The biggest art heist in history — Time recently
ranked it one of the most famous crimes of the last 100 years —
occurred that year, when an Italian laborer named Vincenzo Peruggia
walked out the door with it one evening. Peruggia, who had worked
at the Louvre, was put up to the job by an Argentine con man named
Eduardo de Valfierno, who had a skilled art forger knock off six
copies. Valfierno then sold the copies for the equivalent today of
$67 million. When Peruggia naively proposed the original to a
Florence art dealer he was promptly pinched. Mona Lisa, undamaged,
returned to France on December 31, 1913, riding like royalty in a
special compartment of the Milan-Paris express, escorted by a
squadron of policemen, politicians, museum officials, and
artists.
The damage was to the blind veneration of Mona Lisa. Somehow the
caper and its irreverent press coverage rubbed off some of her
mystique. The age of Giocondoclasm had begun.
Suddenly the public couldn’t get enough of jokey Giocondiana.
One postcard showed a grinning, toothy Mona Lisa thumbing her nose
at the public and saying, “I’m off to see my Leonardo.” Another
postcard, after the return, showed her holding a baby with
Peruggia’s picture in the background, as if she’d been on a
romantic escapade.
With irreverence and reaction against “bourgeois” values the new
order of the day, the painting became the ideal target for
desperately modern iconoclastic artists. Marcel Duchamp, leader of
the Dada anti-art movement, summed up the new zeitgeist in 1919.

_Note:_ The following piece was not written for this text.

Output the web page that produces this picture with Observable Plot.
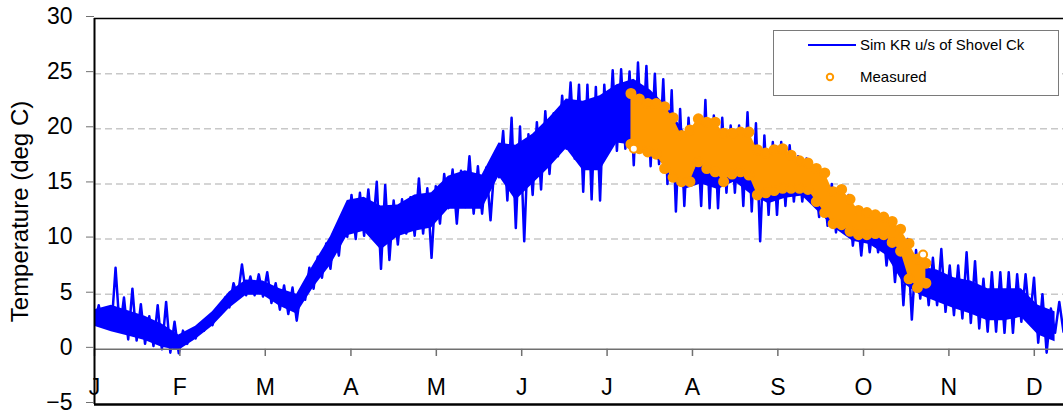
<!DOCTYPE html>
<html>
<head>
<meta charset="utf-8">
<script src="https://cdn.jsdelivr.net/npm/d3@7"></script>
<script src="https://cdn.jsdelivr.net/npm/@observablehq/plot@0.6"></script>
<style>
  html, body { margin: 0; padding: 0; background: #fff; }
  #wrap { position: relative; width: 1063px; height: 415px; font-family: "Liberation Sans", Arial, sans-serif; }
  #legend { position: absolute; left: 773px; top: 30px; width: 286px; height: 66px; box-sizing: border-box;
            border: 1.5px solid #7a7a7a; background: #fff; }
  #legend svg { display: block; }
</style>
</head>
<body>
<div id="wrap"><div id="chart"></div><div id="legend"></div></div>
<script>
// ---- Data ----
// Simulated (Sim KR u/s of Shovel Ck): daily-cycle low/high extremes, one pair every SIM_STEP days from Jan 1
const SIM_STEP = 3;
const simLow = [
  2.2, 2.2, 1.8, 1.7, 0.9, 0.8, 0.5, 0.3, 0.0, -0.3,
  -0.35, 0.5, 1.0, 1.7, 2.2, 3.2, 3.8, 4.7, 4.9, 4.9,
  4.8, 4.2, 3.6, 3.2, 2.6, 4.5, 5.5, 6.5, 7.3, 8.5,
  10.2, 10.0, 10.3, 10.5, 7.3, 8.1, 9.5, 10.5, 10.3, 10.5,
  8.3, 11.4, 12.8, 11.4, 12.9, 12.3, 12.3, 11.7, 15.6, 13.5,
  11.0, 9.8, 14.0, 14.5, 15.9, 17.5, 18.2, 17.3, 14.3, 13.6,
  13.5, 18.2, 18.0, 18.2, 16.7, 18.0, 16.6, 16.8, 15.0, 12.5,
  13.0, 15.0, 13.0, 12.8, 12.8, 14.2, 14.2, 13.0, 12.5, 9.8,
  12.2, 12.2, 13.0, 13.4, 13.4, 13.5, 12.0, 11.2, 10.6, 10.6,
  9.4, 8.5, 8.8, 8.8, 7.6, 6.1, 4.0, 2.7, 4.6, 4.0,
  4.0, 3.4, 3.1, 2.8, 2.4, 1.9, 1.6, 1.6, 1.5, 1.5,
  2.5, 2.5, 0.6, -0.3, 1.5, 1.6
];
const simHigh = [
  4.0, 3.5, 7.4, 4.7, 5.5, 4.1, 3.0, 4.0, 4.3, 2.5,
  1.7, 1.6, 2.3, 2.9, 3.5, 4.7, 6.0, 7.7, 6.6, 6.8,
  7.0, 6.0, 5.8, 5.6, 5.4, 7.4, 8.4, 9.6, 10.8, 12.3,
  14.0, 14.2, 14.5, 15.2, 14.9, 13.5, 13.6, 13.8, 15.5, 14.6,
  14.8, 15.9, 16.3, 16.2, 17.5, 16.6, 16.5, 17.1, 19.8, 21.0,
  20.2, 19.5, 20.6, 21.6, 21.4, 23.0, 24.2, 24.0, 24.0, 23.8,
  24.0, 25.3, 25.4, 25.2, 26.0, 25.7, 25.0, 24.5, 23.5, 21.8,
  21.0, 20.3, 22.6, 21.2, 21.0, 20.3, 20.3, 21.5, 20.5, 19.4,
  18.8, 18.8, 18.5, 17.5, 17.3, 15.5, 15.6, 15.0, 14.0, 14.0,
  12.6, 12.6, 12.0, 12.0, 11.2, 10.5, 10.0, 9.0, 8.5, 8.3,
  9.1, 7.6, 7.6, 8.8, 8.0, 6.4, 7.0, 7.0, 7.0, 6.8,
  6.8, 6.5, 5.0, 3.7, 4.3, 3.6
];
// Simulated: the dense body of the hourly trace, one pair every CORE_STEP days
const CORE_STEP = 6;
const coreLow = [
  2.1, 1.6, 1.2, 0.8, 0.2, -0.1, 0.9, 2.1, 3.7, 4.9,
  4.9, 3.9, 3.2, 5.6, 7.6, 10.3, 10.7, 9.0, 10.2, 10.7,
  11.0, 12.7, 12.7, 12.7, 15.7, 13.5, 15.0, 16.5, 18.2, 16.2,
  16.2, 18.7, 18.5, 17.7, 16.5, 14.5, 15.0, 14.5, 15.2, 14.0,
  13.2, 13.7, 13.9, 12.4, 10.9, 9.8, 9.5, 8.5, 6.0, 4.9,
  4.3, 3.7, 3.2, 2.6, 2.6, 2.9, 1.3, 0.7
];
const coreHigh = [
  3.6, 4.0, 3.5, 3.0, 2.3, 1.3, 2.1, 3.4, 5.2, 6.3,
  6.2, 5.5, 5.0, 7.7, 10.2, 13.5, 13.8, 13.0, 13.1, 14.0,
  14.2, 15.7, 16.2, 15.8, 18.7, 18.5, 19.5, 21.0, 22.7, 22.5,
  23.0, 24.0, 24.5, 23.5, 22.0, 19.7, 20.2, 19.5, 19.0, 18.7,
  17.5, 17.0, 16.2, 15.1, 13.6, 12.2, 11.6, 10.9, 9.2, 7.5,
  7.2, 6.5, 6.2, 5.5, 5.5, 5.5, 4.0, 3.4
];
// Measured: daily low/high of the measured record
const measDay = [191, 194, 197, 200, 203, 206, 209, 212, 215, 218, 221, 224, 227, 230, 233, 236, 239, 242,
                 245, 248, 251, 254, 257, 260, 263, 266, 269, 272, 275, 278, 281, 284, 287, 290, 293, 296];
const measHigh = [23.2, 22.7, 22.3, 22.3, 22.0, 21.0, 19.4, 19.9, 20.9, 20.6, 20.6, 19.6, 19.6, 19.7, 19.7, 18.1, 17.8, 18.1,
                  18.2, 17.6, 17.1, 16.9, 16.4, 16.0, 14.3, 14.5, 13.6, 12.6, 12.4, 12.2, 12.0, 11.6, 10.9, 9.6, 8.2, 7.8];
const measLow = [18.6, 18.2, 17.9, 17.7, 16.4, 15.6, 15.2, 15.2, 17.0, 16.4, 16.1, 15.2, 15.9, 16.1, 15.8, 14.0, 14.2, 14.4,
                 14.6, 14.6, 14.6, 14.5, 13.4, 12.4, 11.4, 11.3, 10.7, 10.4, 10.4, 10.5, 10.4, 9.7, 8.9, 6.4, 5.6, 6.0];
// isolated measured readings
const measOutDay = [192, 295];
const measOutVal = [18.2, 8.6];
// Axis ticks
const monthTicks = [0, 30.4, 60.8, 91.3, 121.7, 152.1, 182.5, 212.9, 243.3, 273.8, 304.2, 334.6];
const monthLabels = ["J", "F", "M", "A", "M", "J", "J", "A", "S", "O", "N", "D"];
const yTicks = [-5, 0, 5, 10, 15, 20, 25, 30];
const gridValues = [5, 10, 15, 20, 25];
const yTitle = "Temperature (deg C)";

const BLUE = "#0000FF", ORANGE = "#FF9900";

// build tables for the library
const simPts = [];
simLow.forEach((lo, i) => {
  simPts.push({day: i * SIM_STEP, t: lo});
  simPts.push({day: i * SIM_STEP + SIM_STEP / 2, t: simHigh[i]});
});
const core = coreLow.map((lo, i) => ({day: Math.min(i * CORE_STEP, 345), lo, hi: coreHigh[i]}));
const meas = measDay.map((d, i) => ({day: d, lo: measLow[i], hi: measHigh[i]}));
const measDots = meas.flatMap(m => [{day: m.day, t: m.lo}, {day: m.day, t: m.hi}]);
const outDots = measOutDay.map((d, i) => ({day: d, t: measOutVal[i]}));

const chart = Plot.plot({
  width: 1063,
  height: 415,
  marginTop: 18,
  marginBottom: 11,
  marginLeft: 94,
  marginRight: 0,
  style: {fontFamily: "'Liberation Sans', Arial, sans-serif", fontSize: "23px", background: "#fff", color: "#000", overflow: "visible"},
  x: {domain: [0, 345], axis: null},
  y: {domain: [-5, 30], axis: null},
  marks: [
    Plot.ruleY(gridValues, {stroke: "#c8c8c8", strokeWidth: 1.5, strokeDasharray: "7,4"}),
    Plot.areaY(core, {x: "day", y1: "lo", y2: "hi", fill: BLUE, clip: true}),
    Plot.line(simPts, {x: "day", y: "t", stroke: BLUE, strokeWidth: 2.5, clip: true}),
    Plot.areaY(meas, {x: "day", y1: "lo", y2: "hi", fill: ORANGE}),
    Plot.dot(measDots, {x: "day", y: "t", r: 4.5, stroke: ORANGE, strokeWidth: 2, fill: ORANGE}),
    Plot.dot(outDots, {x: "day", y: "t", r: 4, stroke: ORANGE, strokeWidth: 2, fill: "#fff"}),
    Plot.ruleY([0], {stroke: "#707070", strokeWidth: 1.5}),
    Plot.ruleX(monthTicks, {y1: 0, y2: -5, insetBottom: 48, stroke: "#707070", strokeWidth: 1.5}),
    Plot.text(monthLabels, {x: (d, i) => monthTicks[i], y: -5, dy: -17, fontSize: 23, fill: "#000"}),
    Plot.ruleY([30], {stroke: "#000", strokeWidth: 1.5}),
    Plot.ruleY([-5], {stroke: "#000", strokeWidth: 2.5}),
    Plot.ruleX([0], {stroke: "#000", strokeWidth: 2}),
    Plot.axisY({ticks: yTicks, tickSize: 8, tickPadding: 14, fontSize: 23, label: null, stroke: "#707070", fill: "#000", dy: -2}),
    Plot.text([yTitle], {x: 0, y: 12.5, dx: -74, rotate: -90, fontSize: 24, fill: "#000"})
  ]
});
document.getElementById("chart").appendChild(chart);

// legend inside the plot area
const lg = d3.select("#legend").append("svg").attr("width", 283).attr("height", 63)
  .style("font-family", "'Liberation Sans', Arial, sans-serif").style("font-size", "15px");
lg.append("line").attr("x1", 34).attr("x2", 82).attr("y1", 14).attr("y2", 14).attr("stroke", BLUE).attr("stroke-width", 2);
lg.append("text").attr("x", 86).attr("y", 14).attr("dy", "0.35em").text("Sim KR u/s of Shovel Ck");
lg.append("circle").attr("cx", 56).attr("cy", 46).attr("r", 3.2).attr("fill", "#fff").attr("stroke", ORANGE).attr("stroke-width", 2);
lg.append("text").attr("x", 86).attr("y", 46).attr("dy", "0.35em").text("Measured");
</script>
</body>
</html>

Taking a standard postcard reproduction, he naughtily brushed in a
pointy mustache and goatee on the sacred face. Now it looks like no
more than a childish prank. But the uptight Art Establishment was
shocked, shocked.
Joe Medeiros | 9.29.10 @ 10:27AM
For the past two years, I’ve been making a documentary on Vincenzo Peruggia, the man who stole the Mona Lisa. And I can tell you that there is absolutely no proof that Eduardo Valfierno ever existed. He comes from a story written by a former Hearst journalist named Karl Decker and published in the Saturday Evening Post in 1932. Our research has shown us whom Decker may have based the character of Valfierno on, but that person had nothing to do with the theft of the Mona Lisa. It was all the hapless plan of Vincenzo Peruuggia. Check out our website:
http://www.monalisamissing.com/
Ken (Old Texican)| 9.29.10 @ 10:48AM
Boring..........................
Berenson| 9.29.10 @ 11:01AM
What I like aboout Spectator,Standard and National Review (and the Wall STreet Journal) is that they also run serious pieces about Art and Literature. Ken Old Texan, Man does not live by read meat alone!
Ken (Old Texican)| 9.29.10 @ 12:47PM
Berenson,
Forgive me. Jesus said that...sorta. He spoke that after meeting the Samaritan woman at the well, after He gave her the Grace of forgiveness and acceptance.
...not a dip sh_t painting.
RCV| 9.29.10 @ 1:05PM
I'm with Ken. I like "serious pieces about Art and Literature," but this isn't one.